Digital is participatory by design. It is accessible to almost two thirds of the world’s population. Combine those two factors, and digital holds enormous potential to let more and more diverse people take part in the conversations, negotiations and actions that shape how we live together and treat the planet – that most fundamental Commons of ours. 

You’ve previously written about the social impact of using art to increase civic participation of young people; how do you think digital heritage can support the development of enriching and inclusive social experiences?

I find the interplay between two terms closely connected to the Bauhaus legacy quite productive when trying to answer that: the English verb ‘building’ and the German noun ‘Bildung’ – something I’ve reflected on in more depth before. Bildung is impossible to translate entirely as it converges into one word the joint meaning of education, formation, and culture. With digital access to cultural heritage as raw materials for creativity and innovation, Bildung becomes closely connected to building. Creating an understanding of the world and your own place in it becomes a product of active processing, adapting, rebuilding and repurposing. 

That’s what we try to support whenever we facilitate people in using our digitised collection. As our impact studies show, this approach potentially helps them find ways to understand and express difficult concepts, while working creatively and intuitively creates an open space to reflect on their emotional response to difficult concepts on a deeper level. If we can bring those kinds of impacts to the problem space of the New European Bauhaus that’s potentially very powerful.

A creative workshop
Title:
From a creative workshop with SMK open art at Young People’s Democracy Festival in Copenhagen
Creator:
Merete Sanderhoff
Date:
2018
Institution:
SMK
A creative workshop

New European Bauhaus encourages interdisciplinarity – Commissioner Mariya Gabriel has described it as ‘a bridge between the world of art and culture on one side and the world of science and technology on the other’. How can the cultural heritage sector work with other sectors to make a contribution to the initiative?
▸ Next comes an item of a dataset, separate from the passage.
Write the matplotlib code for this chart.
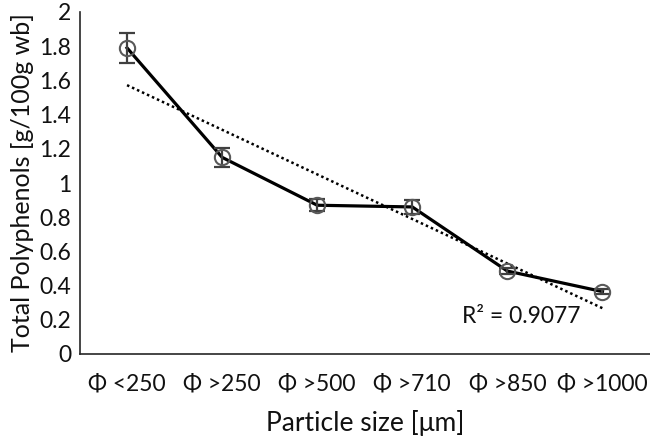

One important way is by being a convener. Cultural heritage institutions, and Europeana as our shared network hub, are ideally positioned to be places, physical as well as virtual, where citizens and experts can meet in an inclusive environment to discuss how to tackle today’s local and global challenges. As Peter Kaufman of MIT Open Learning reminds us in The New Enlightenment and the Fight to Free Knowledge, we have a strong tradition of being platforms of enlightenment and democratic citizenship. We hold trustworthy sources and knowledge that people can rely on when taking part in debates and sensemaking in an overwhelming reality. We can use that to build a Bauhaus for change.